--- START OF Dataset content ---

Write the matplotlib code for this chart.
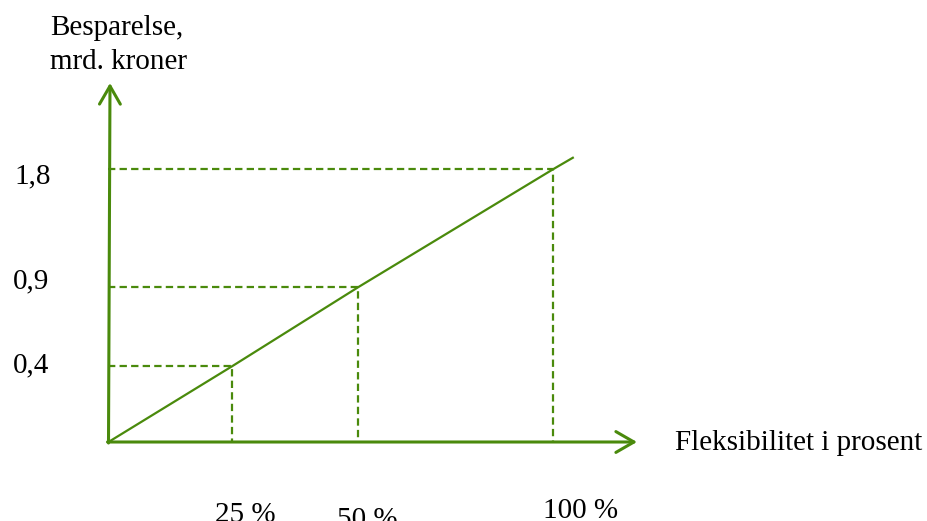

--- END OF Dataset content ---
--- START OF Dataset content ---

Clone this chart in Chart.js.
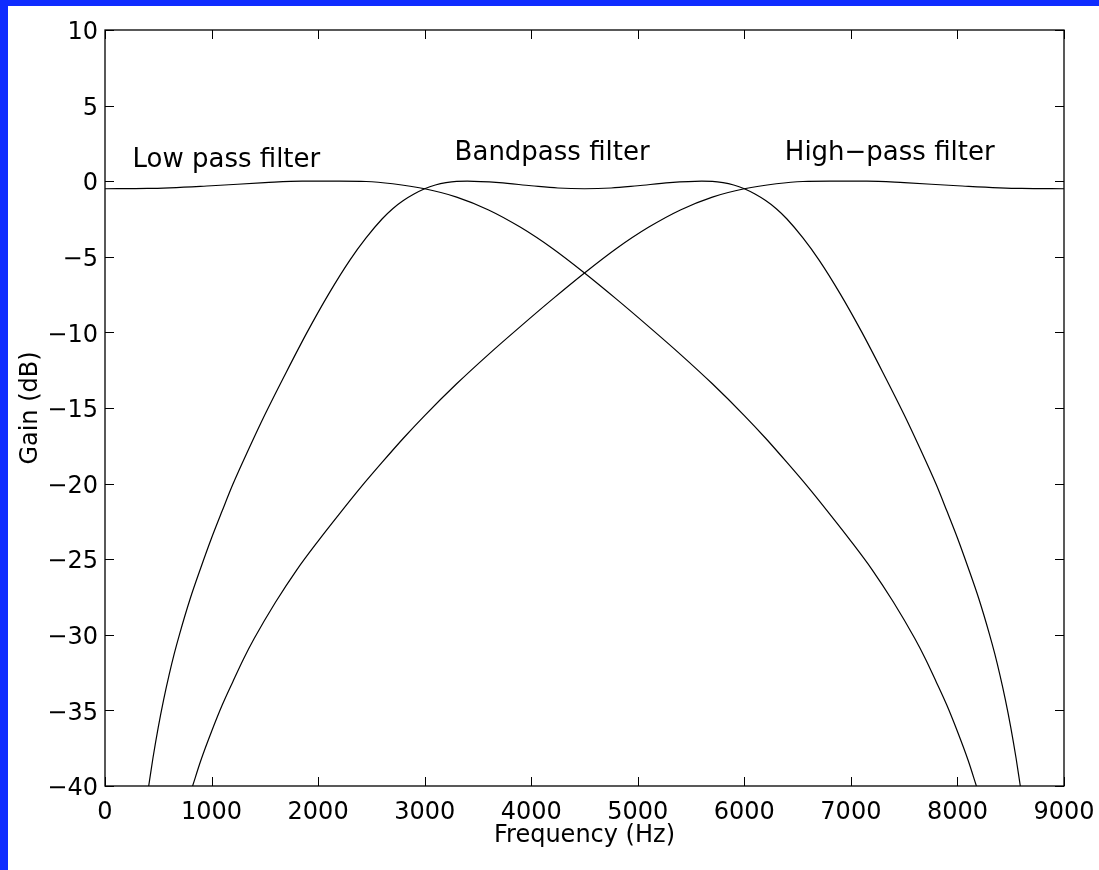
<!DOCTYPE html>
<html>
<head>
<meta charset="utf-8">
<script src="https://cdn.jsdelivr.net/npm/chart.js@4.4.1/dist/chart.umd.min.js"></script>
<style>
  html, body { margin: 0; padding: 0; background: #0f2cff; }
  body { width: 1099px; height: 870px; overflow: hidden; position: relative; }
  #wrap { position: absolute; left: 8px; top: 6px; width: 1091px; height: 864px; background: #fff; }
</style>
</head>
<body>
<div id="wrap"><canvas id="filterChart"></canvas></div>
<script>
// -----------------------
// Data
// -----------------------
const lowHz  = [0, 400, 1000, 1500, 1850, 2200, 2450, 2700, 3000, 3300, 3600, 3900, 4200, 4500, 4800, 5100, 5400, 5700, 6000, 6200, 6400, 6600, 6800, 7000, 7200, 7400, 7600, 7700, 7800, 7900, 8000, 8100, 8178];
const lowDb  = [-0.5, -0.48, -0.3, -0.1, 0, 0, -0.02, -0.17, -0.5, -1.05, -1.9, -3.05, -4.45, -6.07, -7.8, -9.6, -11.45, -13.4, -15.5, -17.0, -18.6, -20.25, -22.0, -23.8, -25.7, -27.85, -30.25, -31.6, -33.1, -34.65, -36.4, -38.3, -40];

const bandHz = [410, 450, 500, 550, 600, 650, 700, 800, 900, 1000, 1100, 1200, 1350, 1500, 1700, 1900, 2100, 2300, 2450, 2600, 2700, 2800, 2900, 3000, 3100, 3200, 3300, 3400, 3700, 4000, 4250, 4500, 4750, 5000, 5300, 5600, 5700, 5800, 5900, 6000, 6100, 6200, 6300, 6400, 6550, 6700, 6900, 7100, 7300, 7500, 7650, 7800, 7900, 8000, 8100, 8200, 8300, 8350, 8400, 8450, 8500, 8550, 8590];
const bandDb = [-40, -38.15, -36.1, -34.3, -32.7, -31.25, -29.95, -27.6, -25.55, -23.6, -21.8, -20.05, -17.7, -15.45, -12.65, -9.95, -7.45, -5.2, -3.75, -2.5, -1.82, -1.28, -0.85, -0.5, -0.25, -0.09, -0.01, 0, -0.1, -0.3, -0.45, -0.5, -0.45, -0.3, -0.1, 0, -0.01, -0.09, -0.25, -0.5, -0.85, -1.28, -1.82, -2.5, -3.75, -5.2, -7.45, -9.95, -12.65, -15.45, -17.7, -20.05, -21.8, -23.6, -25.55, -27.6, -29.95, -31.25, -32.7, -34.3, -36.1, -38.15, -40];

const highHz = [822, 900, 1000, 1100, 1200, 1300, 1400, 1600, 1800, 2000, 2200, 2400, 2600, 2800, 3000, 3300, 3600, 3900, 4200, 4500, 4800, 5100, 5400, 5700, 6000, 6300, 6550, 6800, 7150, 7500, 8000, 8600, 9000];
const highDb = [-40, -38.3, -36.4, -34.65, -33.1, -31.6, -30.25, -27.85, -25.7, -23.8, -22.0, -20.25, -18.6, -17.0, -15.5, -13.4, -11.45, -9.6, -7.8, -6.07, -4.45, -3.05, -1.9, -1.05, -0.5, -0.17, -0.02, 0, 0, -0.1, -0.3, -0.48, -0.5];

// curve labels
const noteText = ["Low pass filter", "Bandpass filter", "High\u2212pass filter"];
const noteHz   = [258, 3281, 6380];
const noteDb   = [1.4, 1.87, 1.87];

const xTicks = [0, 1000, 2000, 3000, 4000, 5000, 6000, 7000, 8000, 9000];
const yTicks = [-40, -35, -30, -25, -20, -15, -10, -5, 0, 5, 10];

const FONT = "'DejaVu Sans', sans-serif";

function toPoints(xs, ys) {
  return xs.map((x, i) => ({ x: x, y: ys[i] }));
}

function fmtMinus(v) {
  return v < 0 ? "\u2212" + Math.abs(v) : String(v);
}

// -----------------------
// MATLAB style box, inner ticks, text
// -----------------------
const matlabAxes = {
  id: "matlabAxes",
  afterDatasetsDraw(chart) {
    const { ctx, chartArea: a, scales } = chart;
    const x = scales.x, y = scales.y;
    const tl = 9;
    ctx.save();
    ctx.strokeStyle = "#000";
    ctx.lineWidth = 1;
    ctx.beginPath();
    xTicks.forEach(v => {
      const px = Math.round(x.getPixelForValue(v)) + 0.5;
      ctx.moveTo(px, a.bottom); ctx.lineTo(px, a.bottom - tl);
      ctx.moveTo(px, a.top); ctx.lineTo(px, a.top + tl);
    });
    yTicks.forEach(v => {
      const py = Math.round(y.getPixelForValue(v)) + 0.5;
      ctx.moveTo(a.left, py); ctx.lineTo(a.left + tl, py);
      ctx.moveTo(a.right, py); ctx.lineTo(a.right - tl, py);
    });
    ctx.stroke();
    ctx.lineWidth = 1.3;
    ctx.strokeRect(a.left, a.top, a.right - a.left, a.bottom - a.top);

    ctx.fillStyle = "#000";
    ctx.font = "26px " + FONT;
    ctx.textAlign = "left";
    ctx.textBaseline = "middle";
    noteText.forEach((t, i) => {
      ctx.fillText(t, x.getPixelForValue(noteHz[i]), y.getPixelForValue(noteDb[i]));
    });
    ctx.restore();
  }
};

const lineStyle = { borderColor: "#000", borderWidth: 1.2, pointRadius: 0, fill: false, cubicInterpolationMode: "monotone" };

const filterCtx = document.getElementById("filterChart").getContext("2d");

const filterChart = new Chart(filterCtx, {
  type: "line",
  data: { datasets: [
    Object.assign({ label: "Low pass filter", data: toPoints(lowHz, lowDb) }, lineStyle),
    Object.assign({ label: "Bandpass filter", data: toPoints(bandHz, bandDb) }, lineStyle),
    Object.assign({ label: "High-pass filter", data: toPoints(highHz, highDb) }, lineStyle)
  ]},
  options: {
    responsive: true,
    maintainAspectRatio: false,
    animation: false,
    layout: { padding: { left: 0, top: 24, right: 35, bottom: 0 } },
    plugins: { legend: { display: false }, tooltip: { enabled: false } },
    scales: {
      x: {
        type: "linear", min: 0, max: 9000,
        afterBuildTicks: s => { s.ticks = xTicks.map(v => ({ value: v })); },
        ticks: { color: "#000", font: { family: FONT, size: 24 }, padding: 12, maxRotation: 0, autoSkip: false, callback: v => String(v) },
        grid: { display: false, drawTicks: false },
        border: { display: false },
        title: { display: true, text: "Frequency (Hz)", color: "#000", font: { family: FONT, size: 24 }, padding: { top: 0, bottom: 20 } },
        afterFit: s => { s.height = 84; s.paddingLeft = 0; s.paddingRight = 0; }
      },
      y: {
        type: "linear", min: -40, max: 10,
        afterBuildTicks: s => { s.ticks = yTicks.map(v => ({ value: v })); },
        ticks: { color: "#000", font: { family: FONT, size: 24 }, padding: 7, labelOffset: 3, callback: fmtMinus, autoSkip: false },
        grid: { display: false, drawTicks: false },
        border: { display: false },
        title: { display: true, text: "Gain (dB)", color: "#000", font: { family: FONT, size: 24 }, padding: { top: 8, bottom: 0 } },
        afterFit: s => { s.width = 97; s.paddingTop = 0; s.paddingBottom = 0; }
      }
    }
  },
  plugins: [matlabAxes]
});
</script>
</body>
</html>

--- END OF Dataset content ---

→ **Given instruction**
Read the data above and pull out each line that holds the string "this".

→ **Solution to the problem**
Write the matplotlib code for this chart.
Clone this chart in Chart.js.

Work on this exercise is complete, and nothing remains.